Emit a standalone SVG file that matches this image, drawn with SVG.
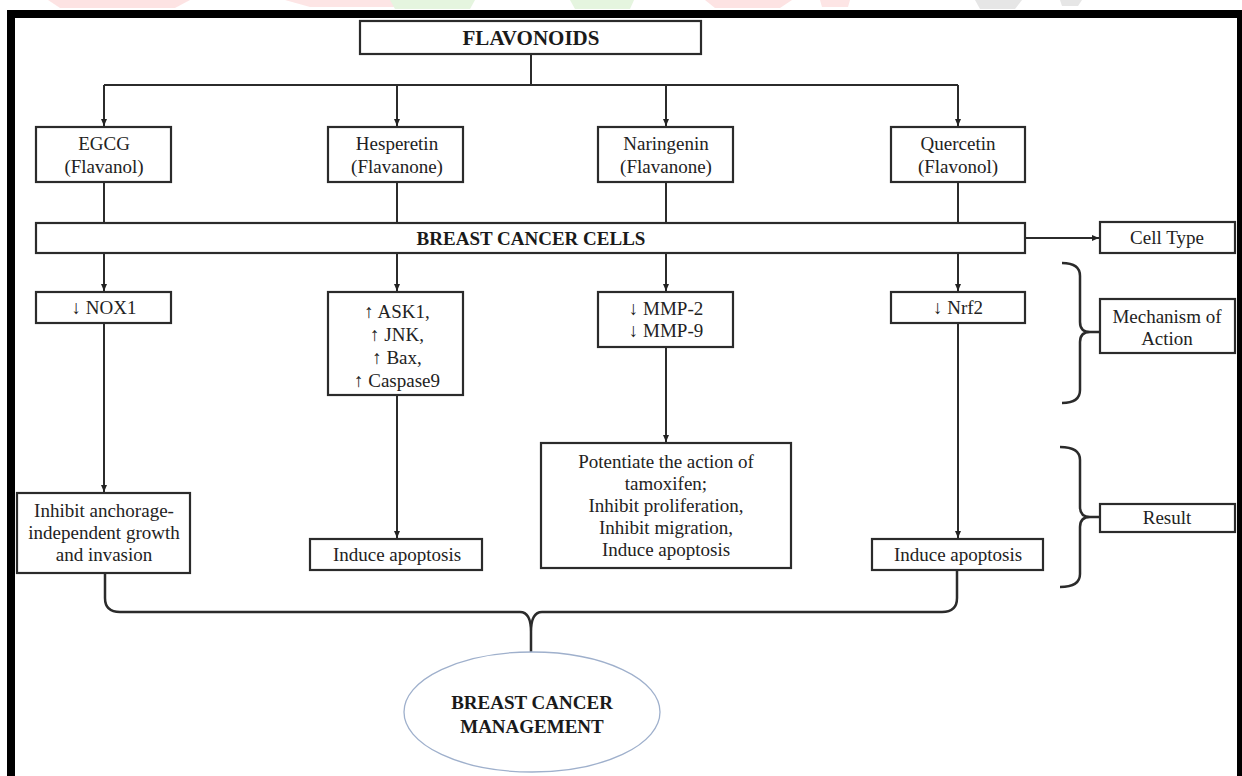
<svg xmlns="http://www.w3.org/2000/svg" width="1242" height="776" viewBox="0 0 1242 776">
<defs>
<marker id="ah" markerWidth="8" markerHeight="8" refX="7" refY="4" orient="auto" markerUnits="userSpaceOnUse">
<path d="M0,1 L7,4 L0,7 Z" fill="#222"/>
</marker>
<style>
.box{fill:#fff;stroke:#2b2b2b;stroke-width:2.2}
.t{font-family:"Liberation Serif","Times New Roman",serif;font-size:19px;fill:#222;text-anchor:middle}
.b{font-family:"Liberation Serif","Times New Roman",serif;font-size:19px;font-weight:bold;fill:#1a1a1a;text-anchor:middle}
.ln{fill:none;stroke:#2b2b2b;stroke-width:2}
.ar{fill:none;stroke:#2b2b2b;stroke-width:2;marker-end:url(#ah)}
.br{fill:none;stroke:#2b2b2b;stroke-width:2.5}
</style>
</defs>
<rect width="1242" height="776" fill="#fff"/>
<g id="watermark" opacity="0.9">
<path d="M48,0 L190,0 L175,8 L60,8 Z" fill="#fde0e0"/>
<path d="M285,0 L430,0 L400,7 L310,7 Z" fill="#fde3e3"/>
<path d="M390,0 L475,0 L470,9 L395,9 Z" fill="#e3f4dc"/>
<path d="M570,0 L634,0 L630,9 L575,9 Z" fill="#e3f4dc"/>
<path d="M705,0 L792,0 L780,8 L715,8 Z" fill="#fde0e0"/>
<path d="M820,0 L850,0 L848,7 L822,7 Z" fill="#fde3e3"/>
<path d="M975,0 L1022,0 L1015,9 L980,9 Z" fill="#e4e4e4"/>
<path d="M1060,0 L1082,0 L1078,6 L1062,6 Z" fill="#e4e4e4"/>
</g>
<g id="frame">
<rect x="7" y="10" width="1235" height="8" fill="#000"/>
<rect x="7" y="10" width="8" height="766" fill="#000"/>
<rect x="1237" y="10" width="5" height="766" fill="#000"/>
</g>
<g id="connectors">
<path class="ln" d="M531,54 L531,85 M104,85 L958,85"/>
<path class="ar" d="M104,85 L104,126"/>
<path class="ar" d="M397,85 L397,126"/>
<path class="ar" d="M666,85 L666,126"/>
<path class="ar" d="M958,85 L958,126"/>
<path class="ln" d="M104,182 L104,223 M397,182 L397,223 M666,182 L666,223 M958,182 L958,223"/>
<path class="ar" d="M1025,238 L1099,238"/>
<path class="ar" d="M104,253 L104,291"/>
<path class="ar" d="M397,253 L397,291"/>
<path class="ar" d="M666,253 L666,291"/>
<path class="ar" d="M958,253 L958,291"/>
<path class="ar" d="M104,323 L104,492"/>
<path class="ar" d="M397,395 L397,538"/>
<path class="ar" d="M666,347 L666,442"/>
<path class="ar" d="M958,323 L958,538"/>
<path class="br" d="M1062,263 Q1080,263 1080,276 L1080,322 Q1080,332 1090,332 Q1080,332 1080,342 L1080,390 Q1080,403 1062,403 M1088,332 L1100,332"/>
<path class="br" d="M1060,447 Q1080,447 1080,460 L1080,507 Q1080,517 1090,517 Q1080,517 1080,527 L1080,574 Q1080,587 1060,587 M1088,517 L1100,517"/>
<path class="br" d="M105,573 L105,598 Q105,612 120,612 L520,612 Q531,612 531,632 L531,652 M957,570 L957,598 Q957,612 942,612 L542,612 Q531,612 531,632"/>
</g>
<g id="flavonoids"><rect class="box" x="360" y="21" width="341" height="33"/><text class="b" x="531" y="45" style="font-size:21px">FLAVONOIDS</text></g>
<g id="egcg"><rect class="box" x="36" y="127" width="135" height="55"/><text class="t" x="104" y="150">EGCG</text><text class="t" x="104" y="173">(Flavanol)</text></g>
<g id="hesperetin"><rect class="box" x="328" y="127" width="135" height="55"/><text class="t" x="397" y="150">Hesperetin</text><text class="t" x="397" y="173">(Flavanone)</text></g>
<g id="naringenin"><rect class="box" x="598" y="127" width="135" height="55"/><text class="t" x="666" y="150">Naringenin</text><text class="t" x="666" y="173">(Flavanone)</text></g>
<g id="quercetin"><rect class="box" x="891" y="127" width="134" height="55"/><text class="t" x="958" y="150">Quercetin</text><text class="t" x="958" y="173">(Flavonol)</text></g>
<g id="cells"><rect class="box" x="36" y="223" width="989" height="30"/><text class="b" x="531" y="245">BREAST CANCER CELLS</text></g>
<g id="celltype"><rect class="box" x="1100" y="222" width="135" height="31"/><text class="t" x="1167" y="244">Cell Type</text></g>
<g id="nox1"><rect class="box" x="36" y="292" width="135" height="31"/><text class="t" x="104" y="314">↓ NOX1</text></g>
<g id="hesp-mech"><rect class="box" x="328" y="292" width="135" height="103"/><text class="t" x="397" y="318">↑ ASK1,</text><text class="t" x="397" y="341">↑ JNK,</text><text class="t" x="397" y="364">↑ Bax,</text><text class="t" x="397" y="387">↑ Caspase9</text></g>
<g id="mmp"><rect class="box" x="598" y="292" width="135" height="55"/><text class="t" x="666" y="315">↓ MMP-2</text><text class="t" x="666" y="337">↓ MMP-9</text></g>
<g id="nrf2"><rect class="box" x="891" y="292" width="134" height="31"/><text class="t" x="958" y="314">↓ Nrf2</text></g>
<g id="mechanism"><rect class="box" x="1100" y="299" width="135" height="54"/><text class="t" x="1167" y="323">Mechanism of</text><text class="t" x="1167" y="345">Action</text></g>
<g id="inhibit"><rect class="box" x="17" y="493" width="173" height="80"/><text class="t" x="104" y="517">Inhibit anchorage-</text><text class="t" x="104" y="539">independent growth</text><text class="t" x="104" y="561">and invasion</text></g>
<g id="apoptosis1"><rect class="box" x="310" y="539" width="172" height="31"/><text class="t" x="397" y="561">Induce apoptosis</text></g>
<g id="potentiate"><rect class="box" x="541" y="443" width="250" height="125"/><text class="t" x="666" y="468">Potentiate the action of</text><text class="t" x="666" y="490">tamoxifen;</text><text class="t" x="666" y="512">Inhibit proliferation,</text><text class="t" x="666" y="534">Inhibit migration,</text><text class="t" x="666" y="556">Induce apoptosis</text></g>
<g id="apoptosis2"><rect class="box" x="872" y="539" width="171" height="31"/><text class="t" x="958" y="561">Induce apoptosis</text></g>
<g id="result"><rect class="box" x="1100" y="504" width="135" height="28"/><text class="t" x="1167" y="524">Result</text></g>
<g id="management"><ellipse cx="532" cy="712" rx="128" ry="60" fill="#fff" stroke="#9fb0cc" stroke-width="1.3"/><text class="b" x="532" y="709">BREAST CANCER</text><text class="b" x="532" y="733">MANAGEMENT</text></g>
</svg>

* * *

**Description of the task**. Set the listing down in full and exactly. Pictures within it should not appear in the copy.

**Problem solution**.
Emit a standalone SVG file that matches this image, drawn with SVG.
<svg xmlns="http://www.w3.org/2000/svg" width="1242" height="776" viewBox="0 0 1242 776">
<defs>
<marker id="ah" markerWidth="8" markerHeight="8" refX="7" refY="4" orient="auto" markerUnits="userSpaceOnUse">
<path d="M0,1 L7,4 L0,7 Z" fill="#222"/>
</marker>
<style>
.box{fill:#fff;stroke:#2b2b2b;stroke-width:2.2}
.t{font-family:"Liberation Serif","Times New Roman",serif;font-size:19px;fill:#222;text-anchor:middle}
.b{font-family:"Liberation Serif","Times New Roman",serif;font-size:19px;font-weight:bold;fill:#1a1a1a;text-anchor:middle}
.ln{fill:none;stroke:#2b2b2b;stroke-width:2}
.ar{fill:none;stroke:#2b2b2b;stroke-width:2;marker-end:url(#ah)}
.br{fill:none;stroke:#2b2b2b;stroke-width:2.5}
</style>
</defs>
<rect width="1242" height="776" fill="#fff"/>
<g id="watermark" opacity="0.9">
<path d="M48,0 L190,0 L175,8 L60,8 Z" fill="#fde0e0"/>
<path d="M285,0 L430,0 L400,7 L310,7 Z" fill="#fde3e3"/>
<path d="M390,0 L475,0 L470,9 L395,9 Z" fill="#e3f4dc"/>
<path d="M570,0 L634,0 L630,9 L575,9 Z" fill="#e3f4dc"/>
<path d="M705,0 L792,0 L780,8 L715,8 Z" fill="#fde0e0"/>
<path d="M820,0 L850,0 L848,7 L822,7 Z" fill="#fde3e3"/>
<path d="M975,0 L1022,0 L1015,9 L980,9 Z" fill="#e4e4e4"/>
<path d="M1060,0 L1082,0 L1078,6 L1062,6 Z" fill="#e4e4e4"/>
</g>
<g id="frame">
<rect x="7" y="10" width="1235" height="8" fill="#000"/>
<rect x="7" y="10" width="8" height="766" fill="#000"/>
<rect x="1237" y="10" width="5" height="766" fill="#000"/>
</g>
<g id="connectors">
<path class="ln" d="M531,54 L531,85 M104,85 L958,85"/>
<path class="ar" d="M104,85 L104,126"/>
<path class="ar" d="M397,85 L397,126"/>
<path class="ar" d="M666,85 L666,126"/>
<path class="ar" d="M958,85 L958,126"/>
<path class="ln" d="M104,182 L104,223 M397,182 L397,223 M666,182 L666,223 M958,182 L958,223"/>
<path class="ar" d="M1025,238 L1099,238"/>
<path class="ar" d="M104,253 L104,291"/>
<path class="ar" d="M397,253 L397,291"/>
<path class="ar" d="M666,253 L666,291"/>
<path class="ar" d="M958,253 L958,291"/>
<path class="ar" d="M104,323 L104,492"/>
<path class="ar" d="M397,395 L397,538"/>
<path class="ar" d="M666,347 L666,442"/>
<path class="ar" d="M958,323 L958,538"/>
<path class="br" d="M1062,263 Q1080,263 1080,276 L1080,322 Q1080,332 1090,332 Q1080,332 1080,342 L1080,390 Q1080,403 1062,403 M1088,332 L1100,332"/>
<path class="br" d="M1060,447 Q1080,447 1080,460 L1080,507 Q1080,517 1090,517 Q1080,517 1080,527 L1080,574 Q1080,587 1060,587 M1088,517 L1100,517"/>
<path class="br" d="M105,573 L105,598 Q105,612 120,612 L520,612 Q531,612 531,632 L531,652 M957,570 L957,598 Q957,612 942,612 L542,612 Q531,612 531,632"/>
</g>
<g id="flavonoids"><rect class="box" x="360" y="21" width="341" height="33"/><text class="b" x="531" y="45" style="font-size:21px">FLAVONOIDS</text></g>
<g id="egcg"><rect class="box" x="36" y="127" width="135" height="55"/><text class="t" x="104" y="150">EGCG</text><text class="t" x="104" y="173">(Flavanol)</text></g>
<g id="hesperetin"><rect class="box" x="328" y="127" width="135" height="55"/><text class="t" x="397" y="150">Hesperetin</text><text class="t" x="397" y="173">(Flavanone)</text></g>
<g id="naringenin"><rect class="box" x="598" y="127" width="135" height="55"/><text class="t" x="666" y="150">Naringenin</text><text class="t" x="666" y="173">(Flavanone)</text></g>
<g id="quercetin"><rect class="box" x="891" y="127" width="134" height="55"/><text class="t" x="958" y="150">Quercetin</text><text class="t" x="958" y="173">(Flavonol)</text></g>
<g id="cells"><rect class="box" x="36" y="223" width="989" height="30"/><text class="b" x="531" y="245">BREAST CANCER CELLS</text></g>
<g id="celltype"><rect class="box" x="1100" y="222" width="135" height="31"/><text class="t" x="1167" y="244">Cell Type</text></g>
<g id="nox1"><rect class="box" x="36" y="292" width="135" height="31"/><text class="t" x="104" y="314">↓ NOX1</text></g>
<g id="hesp-mech"><rect class="box" x="328" y="292" width="135" height="103"/><text class="t" x="397" y="318">↑ ASK1,</text><text class="t" x="397" y="341">↑ JNK,</text><text class="t" x="397" y="364">↑ Bax,</text><text class="t" x="397" y="387">↑ Caspase9</text></g>
<g id="mmp"><rect class="box" x="598" y="292" width="135" height="55"/><text class="t" x="666" y="315">↓ MMP-2</text><text class="t" x="666" y="337">↓ MMP-9</text></g>
<g id="nrf2"><rect class="box" x="891" y="292" width="134" height="31"/><text class="t" x="958" y="314">↓ Nrf2</text></g>
<g id="mechanism"><rect class="box" x="1100" y="299" width="135" height="54"/><text class="t" x="1167" y="323">Mechanism of</text><text class="t" x="1167" y="345">Action</text></g>
<g id="inhibit"><rect class="box" x="17" y="493" width="173" height="80"/><text class="t" x="104" y="517">Inhibit anchorage-</text><text class="t" x="104" y="539">independent growth</text><text class="t" x="104" y="561">and invasion</text></g>
<g id="apoptosis1"><rect class="box" x="310" y="539" width="172" height="31"/><text class="t" x="397" y="561">Induce apoptosis</text></g>
<g id="potentiate"><rect class="box" x="541" y="443" width="250" height="125"/><text class="t" x="666" y="468">Potentiate the action of</text><text class="t" x="666" y="490">tamoxifen;</text><text class="t" x="666" y="512">Inhibit proliferation,</text><text class="t" x="666" y="534">Inhibit migration,</text><text class="t" x="666" y="556">Induce apoptosis</text></g>
<g id="apoptosis2"><rect class="box" x="872" y="539" width="171" height="31"/><text class="t" x="958" y="561">Induce apoptosis</text></g>
<g id="result"><rect class="box" x="1100" y="504" width="135" height="28"/><text class="t" x="1167" y="524">Result</text></g>
<g id="management"><ellipse cx="532" cy="712" rx="128" ry="60" fill="#fff" stroke="#9fb0cc" stroke-width="1.3"/><text class="b" x="532" y="709">BREAST CANCER</text><text class="b" x="532" y="733">MANAGEMENT</text></g>
</svg>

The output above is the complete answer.